Microsoft has officially unveiled its Fluent Design System at its 2017's Build developers conference. Previously known as Project Neon.
The software giant has been teasing changes to its Windows 10 design for months since May, and Microsoft is detailing how the design should improve experience.
Fluent is part of Windows 10 Fall Creators Update, with changes that include subtle additions. Fluent Design System is designed to be the true successor to Microsoft's Metro design.
Microsoft is also bringing its Fluent design to the web. The company rolled out a major update to its Web Framework with all the Fluent Design components. With it, designers can create websites using Fluent's 5 different principles the company called "blocks":
- Light as a basis of illumination.
- Depth to add a sense of space by adding 3D (z-axis) information to create elements like parallax.
- Motion that connects or adds a sense of motion as users navigate through an interface.
- Material to control how user interfaces "bend, stretch, bounce, shatter and glad" during interactions.
- Scale in making different UI elements reshape or adapt to different environments.
The tools also include Acrylic Material, which offers apps an opaque layered effect to add depth, Connected animation for creating transitioning scenes, Parallax to create layered effect, and Reveal that offers a lighting effect that draws attention to interactive elements of an app.
The company's official website for the Web Framework includes some demos of how the Fluent Design should look like.
Microsoft bringing the Fluent Design to the web is definitely huge.
Microsoft's Fluent Design is somehow similar to Google's Material Design which also highlights flat design with interactive interface. Google has made Material Design guiding principles that can be applied to unify the experiences users have across various Google platforms.
This unification improves the overall experience a user has with technology by making the interaction easier, simpler and more intuitive.
Microsoft's Fluent Design, like Material Design, brings physical elements to the digital plane, but allows for a variety of materials (as opposed to Google's quantum paper).

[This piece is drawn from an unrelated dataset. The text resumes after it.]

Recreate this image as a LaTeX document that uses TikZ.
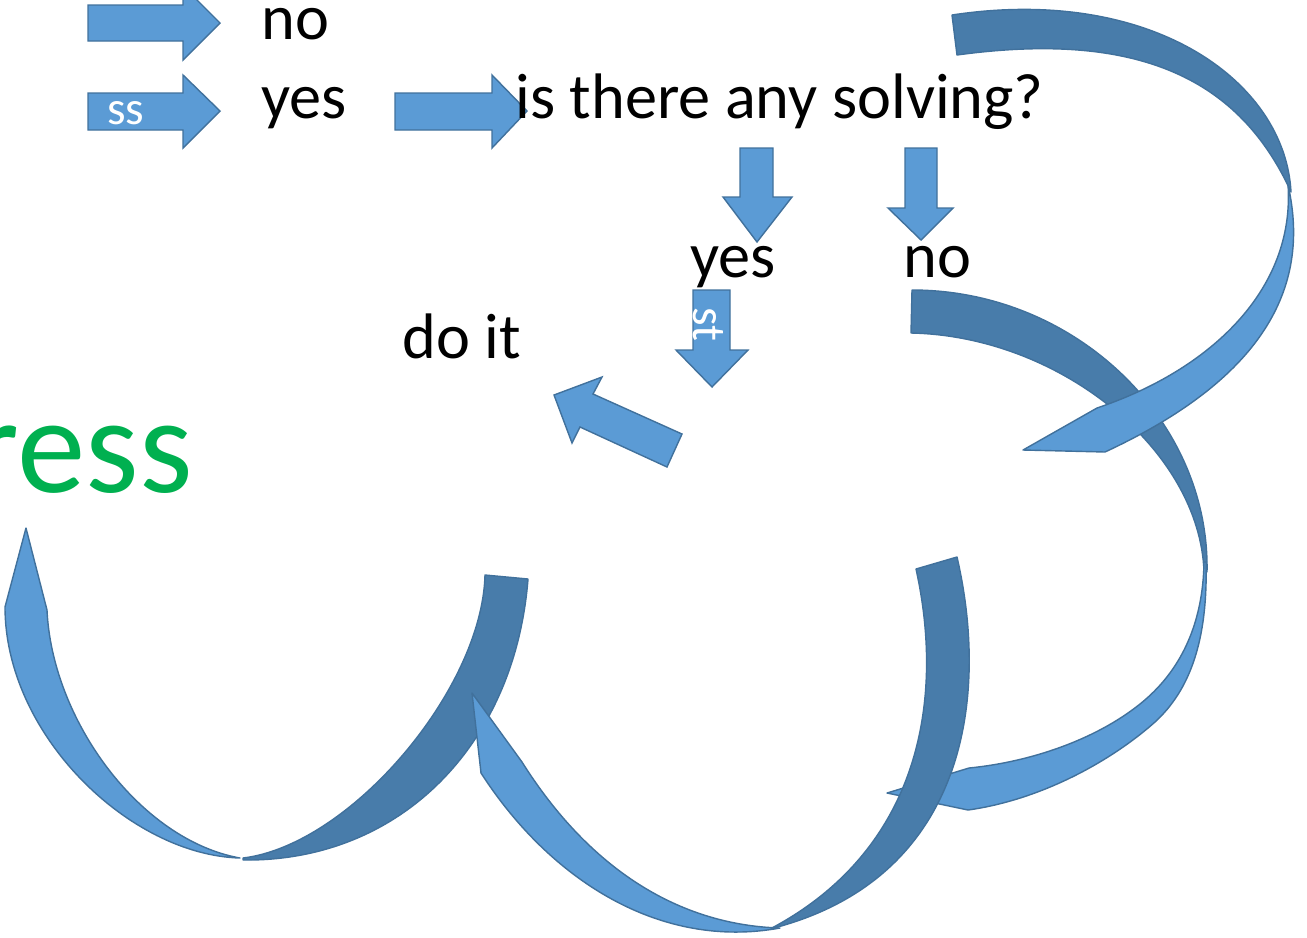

Microsoft is also focusing Fluent to go beyond common design, and into a range of screens including "mixed reality", from augmented to virtual.
So in many ways, the ideas behind Fluent Design resemble those of Google’s Material Design language.
But Google has had a head start with Material Design. Since its first introduction in 2014 alongside Android 5.0 Lollipop, Google has defined strict rules for the physics of that world and its digital material quantum paper.
Material Design also has a high level of consistency, and since its debut, millions of users have seen its elements on smartphones and the web.